「容疑者、ホアキン・フェニックス」★★★ [映画日記]
ホアキン・フェニックスが、2020年アカデミー賞の主演男優賞候補になったからでしょう。
ケーブルテレビで、ホアキンが過去に主演した作品が放送されてました。
お祝い放送ですよ、祝賀!
邦題には自身の名前が入ってますよ。
冠つき!
ホアキン主演の代表作だと「ウォーク・ザ・ライン/君につづく道」(2005年)と「ザ・マスター」(2012年)の間に位置する2010年の作品ですけども。
フェイク・ドキュメンタリー作品ということは、なんとなく知っていたのですが、観てみたらフェイク部分が壮大でビックリしました。
2008年に突然ホアキン・フェニックスが俳優引退を宣言。
何に転職したかというと、まさかのラッパーっていう!
そんな騒動を実際に起こしたうえで、ホアキンの奇行と共に、世の混乱をも撮影している、という世界レベルの「どっきりカメラ」が本作〜!!
まずは、元々変わり者と呼ばれていたホアキンが、世間のイメージ通りの自身を演じていることが狂気。
やがて、過激に悪化したイメージを演じたまま、素人やメディア関係者に接してドン引きさせる、という反逆精神。
個性を排除したり、バカにしたりする世の中への怒りが充満しています。
ホアキンが演じている部分は、全てウソなんですよね〜。
アドリブもあるでしょうけども、脚本が存在していることが信じられないくらいのナチュラル演技。
鑑賞中はホアキンが本物の奇人に見える。
アホの子に見える〜!
どこまでの話が事実で、どこまでの話が嘘が分からなくなりました。
踊らされたんですよ、あの子に!
劇中に出てくる一般ブロガーが、奇行を繰り返すホアキンを見て「あいつはもう終わりだ」と言ってましたけど、それを知ったホアキンはこう思ったでしょう「どっきりカメラ、大・成・功!」と。
ホアキンの演技って本当にスゴイな〜、と思いました。
狂っていく男を演じた「ジョーカー」でアカデミー賞を取った今だと、より一層、彼の演技の上手さが理解できる作品だと思いました。

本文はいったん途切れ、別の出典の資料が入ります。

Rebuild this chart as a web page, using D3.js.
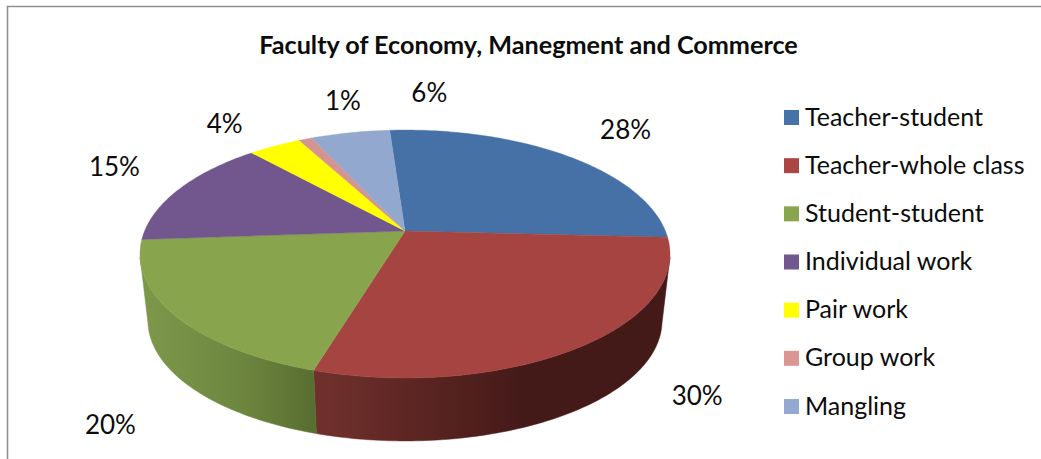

監督は、撮影当時ホアキンの妹と結婚していたケイシー・アフレックなんですよね〜。
ホアキンとケイシーは、よっぽど気が合ったのでしょう。
飲みながら「イタズラ映画作ろうよ!」みたいな話になったのかもしれません。
この大がかりな世界的イタズラ映画の製作に2年もかけた、というのがな〜。
「ホアキンもケイシーもヒマだったんだな」と思いました。
ラッパー転向後には、世間から散々バカにされて地に落ちたホアキンでしたけども。
今回の「どっきりカメラ」を公表した2年後には、「ザ・マスター」主演であっさり大復活。
その演技で賞レースに食い込んで大金星!
今はホアキンもケイシーもオスカー男優。
世の評価が些細なもので、いかに流動的なのかが分かる作品でした。